■ **Instructions for the task**: The entries below should be quoted exactly, with no pictures carried over.

■ **Part of a data file**:
•••

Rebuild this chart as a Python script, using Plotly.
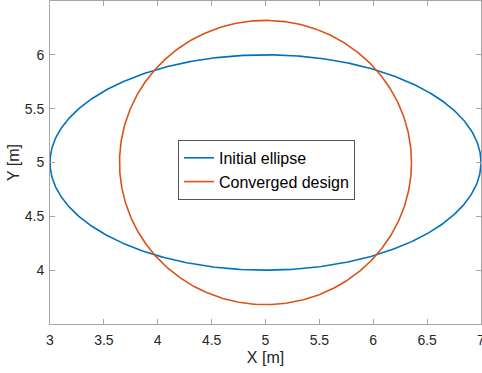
import numpy as np
import plotly.graph_objects as go

# Shape parameters (centre and semi-axes, metres)
series_names = ["Initial ellipse", "Converged design"]
centre_x = [5.0, 5.0]
centre_y = [5.0, 5.0]
semi_axis_x = [2.0, 1.355]
semi_axis_y = [1.0, 1.32]
colors = ["#0072BD", "#D95319"]

x_ticks = [3, 3.5, 4, 4.5, 5, 5.5, 6, 6.5, 7]
y_ticks = [4, 4.5, 5, 5.5, 6]

theta = np.linspace(0, 2 * np.pi, 721)

fig = go.Figure()
for name, cx, cy, a, b, c in zip(series_names, centre_x, centre_y, semi_axis_x, semi_axis_y, colors):
    fig.add_trace(go.Scatter(
        x=cx + a * np.cos(theta), y=cy + b * np.sin(theta),
        mode="lines", name=name, line=dict(color=c, width=1.6),
    ))

axis_common = dict(
    showgrid=False, zeroline=False, showline=True, linecolor="#a6a6a6", linewidth=1,
    mirror="ticks", ticks="inside", ticklen=5, tickcolor="#a6a6a6", automargin=False,
    ticklabeloverflow="allow",
    tickfont=dict(family="Liberation Sans, Arial", size=14, color="#262626"),
    title_font=dict(family="Liberation Sans, Arial", size=16, color="#262626"),
)

fig.update_layout(
    width=482, height=373,
    margin=dict(l=50, r=1, t=1, b=49),
    paper_bgcolor="white", plot_bgcolor="white",
    xaxis=dict(range=[3, 7], tickvals=x_ticks, ticktext=[f"{v:g}" for v in x_ticks],
               ticklabelstandoff=3,
               title=dict(text="X [m]", standoff=5), **axis_common),
    yaxis=dict(range=[3.5, 6.5], tickvals=y_ticks, ticktext=[f"{v:g}" for v in y_ticks],
               ticklabelstandoff=2,
               title=dict(text="Y [m]", standoff=1), **axis_common),
    legend=dict(x=0.297, y=0.57, xanchor="left", yanchor="top",
                bgcolor="white", bordercolor="#555555", borderwidth=1,
                font=dict(family="Liberation Sans, Arial", size=16, color="#000000"),
                tracegroupgap=0, itemwidth=30),
    showlegend=True,
)

fig.write_html("out.html", config={"displayModeBar": False},
               post_script="document.body.style.margin='0';document.body.style.overflow='hidden';")
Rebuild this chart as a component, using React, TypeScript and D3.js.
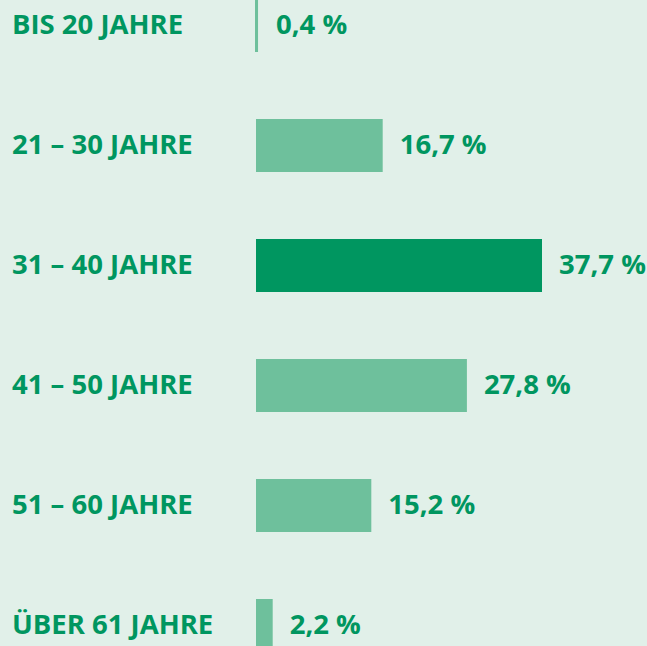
import React from "react";
import * as d3 from "d3";

const categories = ["BIS 20 JAHRE", "21 – 30 JAHRE", "31 – 40 JAHRE", "41 – 50 JAHRE", "51 – 60 JAHRE", "ÜBER 61 JAHRE"];
const values = [0.4, 16.7, 37.7, 27.8, 15.2, 2.2];
const valueLabels = ["0,4 %", "16,7 %", "37,7 %", "27,8 %", "15,2 %", "2,2 %"];
const highlightIndex = 2;

const W = 647;
const H = 646;
const BG = "#e1f0e9";
const DARK = "#009660";
const LIGHT = "#6ec09c";

export default function App() {
  const x0 = 256;
  const x = d3.scaleLinear().domain([0, 37.7]).range([x0, 542]);
  const bw = 53;
  const step = 120;
  return (
    <svg
      width={W}
      height={H}
      style={{ position: "fixed", left: 0, top: 0, display: "block", background: BG }}
      fontFamily="'Open Sans', sans-serif"
      fontWeight={700}
    >
      <rect width={W} height={H} fill={BG} />
      {categories.map((c, i) => {
        const top = -1 + i * step;
        const xe = x(values[i]);
        const cy = top + bw / 2;
        return (
          <g key={c}>
            <rect
              x={x0 - (values[i] < 1 ? 1 : 0)}
              y={top}
              width={Math.max(2, xe - x0)}
              height={bw}
              fill={i === highlightIndex ? DARK : LIGHT}
            />
            <text x={12} y={cy + 8} fontSize={27.5} fill={DARK}>
              {c}
            </text>
            <text x={xe + 17} y={cy + 8} fontSize={27.5} fill={DARK}>
              {valueLabels[i]}
            </text>
          </g>
        );
      })}
    </svg>
  );
}
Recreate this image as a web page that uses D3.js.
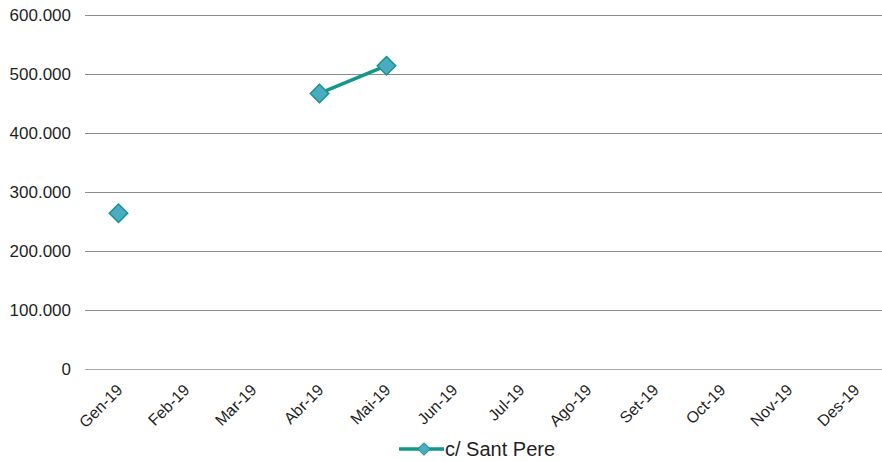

•••

■ **Solution**:
Rebuild this chart as a Python script, using Plotly.
import numpy as np
import plotly.graph_objects as go

# Shape parameters (centre and semi-axes, metres)
series_names = ["Initial ellipse", "Converged design"]
centre_x = [5.0, 5.0]
centre_y = [5.0, 5.0]
semi_axis_x = [2.0, 1.355]
semi_axis_y = [1.0, 1.32]
colors = ["#0072BD", "#D95319"]

x_ticks = [3, 3.5, 4, 4.5, 5, 5.5, 6, 6.5, 7]
y_ticks = [4, 4.5, 5, 5.5, 6]

theta = np.linspace(0, 2 * np.pi, 721)

fig = go.Figure()
for name, cx, cy, a, b, c in zip(series_names, centre_x, centre_y, semi_axis_x, semi_axis_y, colors):
    fig.add_trace(go.Scatter(
        x=cx + a * np.cos(theta), y=cy + b * np.sin(theta),
        mode="lines", name=name, line=dict(color=c, width=1.6),
    ))

axis_common = dict(
    showgrid=False, zeroline=False, showline=True, linecolor="#a6a6a6", linewidth=1,
    mirror="ticks", ticks="inside", ticklen=5, tickcolor="#a6a6a6", automargin=False,
    ticklabeloverflow="allow",
    tickfont=dict(family="Liberation Sans, Arial", size=14, color="#262626"),
    title_font=dict(family="Liberation Sans, Arial", size=16, color="#262626"),
)

fig.update_layout(
    width=482, height=373,
    margin=dict(l=50, r=1, t=1, b=49),
    paper_bgcolor="white", plot_bgcolor="white",
    xaxis=dict(range=[3, 7], tickvals=x_ticks, ticktext=[f"{v:g}" for v in x_ticks],
               ticklabelstandoff=3,
               title=dict(text="X [m]", standoff=5), **axis_common),
    yaxis=dict(range=[3.5, 6.5], tickvals=y_ticks, ticktext=[f"{v:g}" for v in y_ticks],
               ticklabelstandoff=2,
               title=dict(text="Y [m]", standoff=1), **axis_common),
    legend=dict(x=0.297, y=0.57, xanchor="left", yanchor="top",
                bgcolor="white", bordercolor="#555555", borderwidth=1,
                font=dict(family="Liberation Sans, Arial", size=16, color="#000000"),
                tracegroupgap=0, itemwidth=30),
    showlegend=True,
)

fig.write_html("out.html", config={"displayModeBar": False},
               post_script="document.body.style.margin='0';document.body.style.overflow='hidden';")
Rebuild this chart as a component, using React, TypeScript and D3.js.
import React from "react";
import * as d3 from "d3";

const categories = ["BIS 20 JAHRE", "21 – 30 JAHRE", "31 – 40 JAHRE", "41 – 50 JAHRE", "51 – 60 JAHRE", "ÜBER 61 JAHRE"];
const values = [0.4, 16.7, 37.7, 27.8, 15.2, 2.2];
const valueLabels = ["0,4 %", "16,7 %", "37,7 %", "27,8 %", "15,2 %", "2,2 %"];
const highlightIndex = 2;

const W = 647;
const H = 646;
const BG = "#e1f0e9";
const DARK = "#009660";
const LIGHT = "#6ec09c";

export default function App() {
  const x0 = 256;
  const x = d3.scaleLinear().domain([0, 37.7]).range([x0, 542]);
  const bw = 53;
  const step = 120;
  return (
    <svg
      width={W}
      height={H}
      style={{ position: "fixed", left: 0, top: 0, display: "block", background: BG }}
      fontFamily="'Open Sans', sans-serif"
      fontWeight={700}
    >
      <rect width={W} height={H} fill={BG} />
      {categories.map((c, i) => {
        const top = -1 + i * step;
        const xe = x(values[i]);
        const cy = top + bw / 2;
        return (
          <g key={c}>
            <rect
              x={x0 - (values[i] < 1 ? 1 : 0)}
              y={top}
              width={Math.max(2, xe - x0)}
              height={bw}
              fill={i === highlightIndex ? DARK : LIGHT}
            />
            <text x={12} y={cy + 8} fontSize={27.5} fill={DARK}>
              {c}
            </text>
            <text x={xe + 17} y={cy + 8} fontSize={27.5} fill={DARK}>
              {valueLabels[i]}
            </text>
          </g>
        );
      })}
    </svg>
  );
}
Recreate this image as a web page that uses D3.js.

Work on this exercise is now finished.